A Biden administration that entered office pledging to crack down on fracking has spent months fruitlessly imploring shale producers and their investors to ramp up drilling © Ken Cedeno/Corbis via Getty Images

A hint of what may come was visible last year, when oil prices shot up to more than $130 a barrel after Russian tanks rolled into Ukraine. Shale operators held fast to their capital restraint, despite repeated pleas from the White House for more oil supply. It was an example of the kind of price discovery that will be a feature of a market lacking a supplier to rival Opec, argue some analysts.

“[The market] went up to test where some poor consumer can’t afford this anymore — and I think we found this at around $120 [a barrel],” says Raoul LeBlanc, vice-president for North American unconventionals at S&P Global Commodity Insights. “Because if the supply wasn’t going to happen, then it had to go to demand. And that’s where it went.”

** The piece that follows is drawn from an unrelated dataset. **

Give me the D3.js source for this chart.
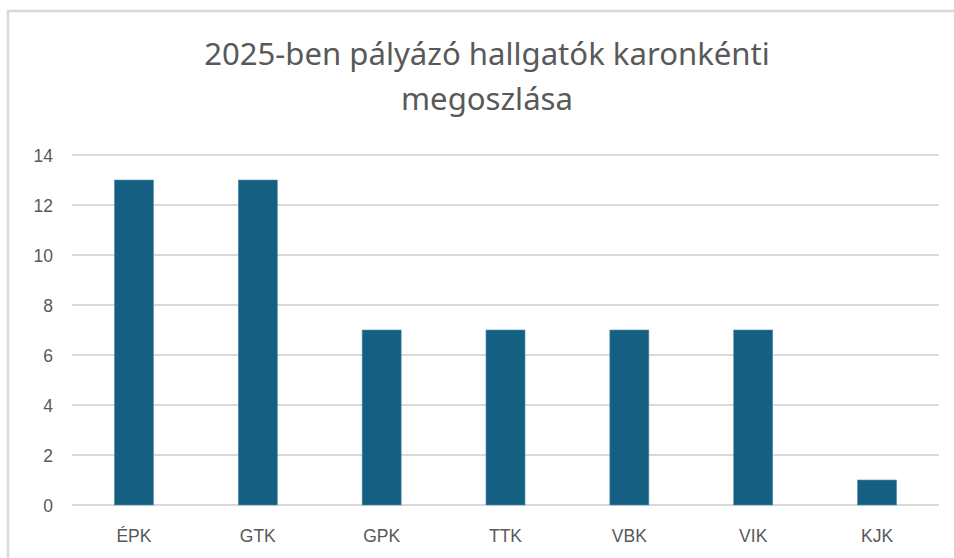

But leaving the market to solve the problem does not make for good politics — especially in America — or comfortable geopolitics, especially during an era of unprecedented turmoil.

That is one reason why a Biden administration that entered office pledging to crack down on fracking has spent months fruitlessly imploring shale producers and their investors to ramp up drilling. It has also released millions of barrels of crude from strategic stockpiles, loosened sanctions on Venezuela’s oil sector and dispatched diplomats to Riyadh to ask for more supply.

Weaning the global economy off fossil fuels would help, while also cutting global greenhouse gas emissions — an ambition embedded in the Biden administration’s decarbonisation programme.

This approach, however, relies on bucking a century-old trend of ever-increasing oil consumption despite some forecasters’ models showing climate policy will break the world’s fossil fuel addiction.

“If . . . we end up being more thirsty for oil than the prevailing forecasts assume, then we’ve got big problems,” says Bob McNally, a former adviser to President George W Bush who now runs Rapidan Energy Group.

It would be an era of “economy-wrecking, geopolitically destabilising, boom and bust swings”, adds McNally. “That’s when you will wish for more shale.”